Das Kunstmuseum Bern hat die ihm vom deutschen Kunsthändler-Sohn Cornelius Gurlitt vermachte Sammlung noch nicht gesehen. Auch das Testament des am 6. Mai verstorbenen Gurlitt sei ihm noch nicht eröffnet worden, teilte das Museum am Dienstag mit.
Ab dem Zeitpunkt der Testamentseröffnung läuft eine Frist von sechs Monaten, innerhalb derer das Kunstmuseum Bern über Annahme oder Ablehnung der ebenso wertvollen wie umstrittenen Erbschaft entscheiden muss. Die Zeit bis dahin will die Institution nach eigenen Angaben nutzen, um so viele Fakten wie möglich zu beschaffen.
Bisher liege aber weder ein Inventar vor, noch habe die Kunstsammlung besichtigt werden können, schreibt das Museum in seiner Mitteilung weiter. Bei einem Besuch des Präsidenten und des Direktors des Kunstmuseums in Deutschland habe man Kontakte mit den dortigen Behörden hergestellt. Die politischen Behörden der Schweiz würden regelmässig auf den Laufenden gehalten.
An einer ersten Sondersitzung zum Fall Gurlitt hat das Berner Kunstmuseum beschlossen, einen Rechtsbeistand beizuziehen. Um wen es sich dabei handelt, will das Museum erst nach der definitiven Verpflichtung bekannt geben.

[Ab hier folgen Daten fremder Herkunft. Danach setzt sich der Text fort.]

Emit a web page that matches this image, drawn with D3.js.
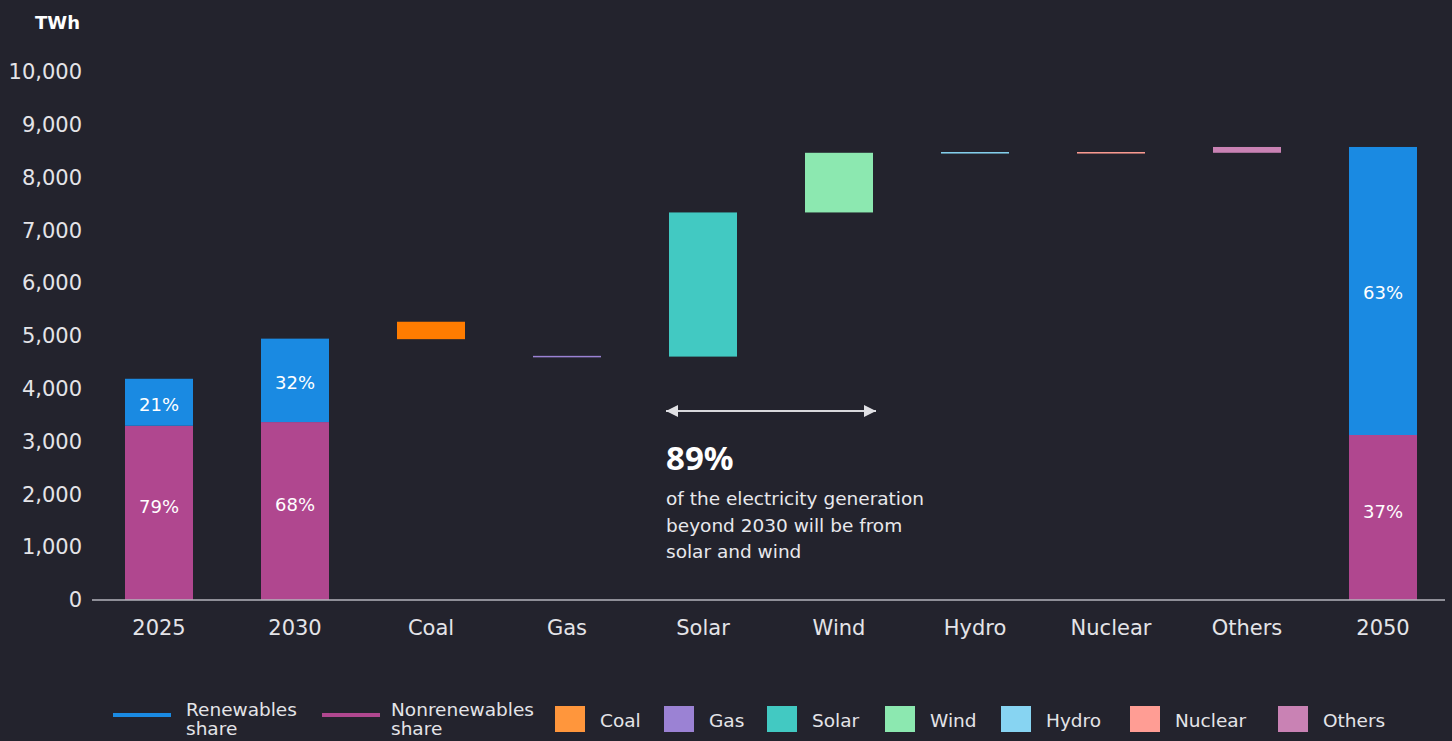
<!DOCTYPE html>
<html>
<head>
<meta charset="utf-8">
<script src="https://cdn.jsdelivr.net/npm/d3@7"></script>
<style>
  html, body { margin: 0; padding: 0; background: #23232d; }
  svg { display: block; font-family: "DejaVu Sans", sans-serif; }
</style>
</head>
<body>
<div id="chart"></div>
<script>
// categories along the x axis
var categories = ["2025", "2030", "Coal", "Gas", "Solar", "Wind", "Hydro", "Nuclear", "Others", "2050"];

// stacked totals (TWh)
var totalYears = ["2025", "2030", "2050"];
var nonrenewables = [3300, 3370, 3125];
var renewables = [890, 1580, 5455];
var renewPct = ["21%", "32%", "63%"];
var nonrenewPct = ["79%", "68%", "37%"];

// waterfall steps (TWh)
var steps = ["Coal", "Gas", "Solar", "Wind", "Hydro", "Nuclear", "Others"];
var stepFrom = [4940, 4610, 4610, 7340, 8470, 8470, 8470];
var stepTo = [5270, 4610, 7340, 8470, 8470, 8470, 8580];

var yTicks = [0, 1000, 2000, 3000, 4000, 5000, 6000, 7000, 8000, 9000, 10000];

var colors = {
  Renewables: "#1a8ae2",
  Nonrenewables: "#b0478f",
  Coal: "#ff7c00",
  Gas: "#9b82d4",
  Solar: "#42c9c2",
  Wind: "#8ce8b0",
  Hydro: "#87d4f2",
  Nuclear: "#ff9d94",
  Others: "#c982b4"
};
var legendColors = { Coal: "#ff963c" };

var width = 1452, height = 741;

var svg = d3.select("#chart")
  .append("svg")
  .attr("width", width)
  .attr("height", height);

var x = d3.scaleBand()
  .domain(categories)
  .range([91, 1451])
  .paddingInner(0.5)
  .paddingOuter(0.25);

var y = d3.scaleLinear()
  .domain([0, 10000])
  .range([600, 72]);

// y axis labels only
var yAxis = svg.append("g")
  .attr("transform", "translate(82,0)")
  .call(d3.axisLeft(y).tickValues(yTicks).tickSize(0).tickPadding(0).tickFormat(d3.format(",")));
yAxis.select(".domain").remove();
yAxis.selectAll("text")
  .attr("fill", "#e4e4e8")
  .attr("font-size", 21)
  .attr("font-family", "DejaVu Sans");

svg.append("text")
  .text("TWh")
  .attr("x", 80)
  .attr("y", 29)
  .attr("text-anchor", "end")
  .attr("font-weight", "bold")
  .attr("font-size", 18)
  .attr("fill", "#ffffff");

// stacked bars
var stacks = totalYears.map((yr, i) => ({ yr: yr, non: nonrenewables[i], ren: renewables[i], rp: renewPct[i], np: nonrenewPct[i] }));

svg.selectAll(".non")
  .data(stacks)
  .join("rect")
  .attr("x", d => x(d.yr))
  .attr("width", x.bandwidth())
  .attr("y", d => y(d.non))
  .attr("height", d => y(0) - y(d.non))
  .attr("fill", colors.Nonrenewables);

svg.selectAll(".ren")
  .data(stacks)
  .join("rect")
  .attr("x", d => x(d.yr))
  .attr("width", x.bandwidth())
  .attr("y", d => y(d.non + d.ren))
  .attr("height", d => y(d.non) - y(d.non + d.ren))
  .attr("fill", colors.Renewables);

svg.selectAll(".renLbl")
  .data(stacks)
  .join("text")
  .text(d => d.rp)
  .attr("x", d => x(d.yr) + x.bandwidth() / 2)
  .attr("y", d => (y(d.non) + y(d.non + d.ren)) / 2 + 2)
  .attr("dy", "0.35em")
  .attr("text-anchor", "middle")
  .attr("font-size", 18)
  .attr("fill", "#ffffff");

svg.selectAll(".nonLbl")
  .data(stacks)
  .join("text")
  .text(d => d.np)
  .attr("x", d => x(d.yr) + x.bandwidth() / 2)
  .attr("y", d => (y(0) + y(d.non)) / 2 - 6)
  .attr("dy", "0.35em")
  .attr("text-anchor", "middle")
  .attr("font-size", 18)
  .attr("fill", "#ffffff");

// waterfall steps
var stepData = steps.map((s, i) => ({ cat: s, from: stepFrom[i], to: stepTo[i] }));
svg.selectAll(".step")
  .data(stepData)
  .join("rect")
  .attr("x", d => x(d.cat))
  .attr("width", x.bandwidth())
  .attr("y", d => d.from === d.to ? y(d.to) - 0.75 : y(Math.max(d.from, d.to)))
  .attr("height", d => d.from === d.to ? 1.5 : Math.abs(y(d.from) - y(d.to)))
  .attr("fill", d => colors[d.cat]);

// x axis line
svg.append("line")
  .attr("x1", 92).attr("x2", 1445)
  .attr("y1", y(0)).attr("y2", y(0))
  .attr("stroke", "#b4b4bc")
  .attr("stroke-width", 1.5);

var xAxis = svg.append("g")
  .attr("transform", "translate(0," + y(0) + ")")
  .call(d3.axisBottom(x).tickSize(0).tickPadding(20));
xAxis.select(".domain").remove();
xAxis.selectAll("text")
  .attr("fill", "#e4e4e8")
  .attr("font-size", 21)
  .attr("font-family", "DejaVu Sans");

// annotation arrow over solar + wind
var defs = svg.append("defs");
["start", "end"].forEach(function (k) {
  defs.append("marker")
    .attr("id", "arr-" + k)
    .attr("viewBox", "0 0 12 12")
    .attr("refX", k === "end" ? 12 : 0)
    .attr("refY", 6)
    .attr("markerWidth", 12)
    .attr("markerHeight", 12)
    .attr("markerUnits", "userSpaceOnUse")
    .attr("orient", "auto")
    .append("path")
    .attr("d", k === "end" ? "M0,0 L12,6 L0,12 Z" : "M12,0 L0,6 L12,12 Z")
    .attr("fill", "#e0e0e4");
});
var ax1 = x("Solar") - 3, ax2 = x("Wind") + x.bandwidth() + 3;
svg.append("line")
  .attr("x1", ax1).attr("x2", ax2)
  .attr("y1", 411).attr("y2", 411)
  .attr("stroke", "#d8d8dc")
  .attr("stroke-width", 2)
  .attr("marker-start", "url(#arr-start)")
  .attr("marker-end", "url(#arr-end)");

svg.append("text")
  .text("89%")
  .attr("x", ax1)
  .attr("y", 470)
  .attr("font-family", "Noto Sans")
  .attr("font-weight", "bold")
  .attr("font-size", 33)
  .attr("fill", "#ffffff");

var note = ["of the electricity generation", "beyond 2030 will be from", "solar and wind"];
svg.selectAll(".note")
  .data(note)
  .join("text")
  .text(d => d)
  .attr("x", ax1)
  .attr("y", (d, i) => 505 + i * 26.5)
  .attr("font-size", 18.5)
  .attr("fill", "#e8e8ec");

// legend
var legendItems = [
  { name: ["Renewables", "share"], key: "Renewables", type: "line" },
  { name: ["Nonrenewables", "share"], key: "Nonrenewables", type: "line" },
  { name: ["Coal"], key: "Coal", type: "rect" },
  { name: ["Gas"], key: "Gas", type: "rect" },
  { name: ["Solar"], key: "Solar", type: "rect" },
  { name: ["Wind"], key: "Wind", type: "rect" },
  { name: ["Hydro"], key: "Hydro", type: "rect" },
  { name: ["Nuclear"], key: "Nuclear", type: "rect" },
  { name: ["Others"], key: "Others", type: "rect" }
];
var legendX = [113, 322, 555, 664, 767, 885, 1001, 1130, 1278];

legendItems.forEach(function (it, k) {
  var g = svg.append("g").attr("transform", "translate(" + legendX[k] + ",0)");
  var tx;
  if (it.type === "line") {
    g.append("rect")
      .attr("x", 0).attr("y", 713)
      .attr("width", 58).attr("height", 4)
      .attr("fill", colors[it.key]);
    tx = k === 0 ? 73 : 69;
  } else {
    g.append("rect")
      .attr("x", 0).attr("y", 706)
      .attr("width", 30).attr("height", 26)
      .attr("fill", legendColors[it.key] || colors[it.key]);
    tx = 45;
  }
  var t = g.append("text")
    .attr("font-size", 18.5)
    .attr("fill", "#e4e4e8");
  it.name.forEach(function (n, i) {
    t.append("tspan")
      .attr("x", tx)
      .attr("y", it.type === "line" ? 716 + i * 19 : 727)
      .text(n);
  });
});
</script>
</body>
</html>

Die Erbschaft der mutmasslich wertvollen Sammlung Gurlitt stellt das Berner Kunstmuseum vor grosse und vielschichtige Herausforderungen. Zu Gurlitts Sammlung gehört mutmasslich auch Raubkunst. Gurlitts Vater war ein angesehener Kunsthändler im Dritten Reich. Nach dem Tod des Vaters hortete Sohn Cornelius die Sammlung in aller Verschwiegenheit in seiner Wohnung.
Unerwarteter Fund
Erst wenige Jahre vor seinem Tod kamen die Behörden durch Zufall auf Cornelius Gurlitts Spur. In der Wohnung des kauzigen älteren Herrn stiess die Polizei auf eine umfangreiche Bildersammlung, die zunächst als Weltsensation gefeiert wurde. Von millionenschweren Bilder war die Rede, aber auch von Raubkunst.
Noch vor seinem Tod hatte Cornelius Gurlitt zugestimmt, dass die Herkunft der Bilder geklärt wird. Wie wertvoll die Sammlung wirklich ist, wird inzwischen kontrovers diskutiert.
In einem Testament hatte Cornelius Gurlitt das Kunstmuseum Bern völlig unerwartet zum Alleinerben eingesetzt. An der traditionsreichen Berner Institution ist es nun, zu entscheiden, ob sie das nicht ganz leichte Erbe antreten will. Neue Informationen verspricht das Museum frühestens für Anfang Juli.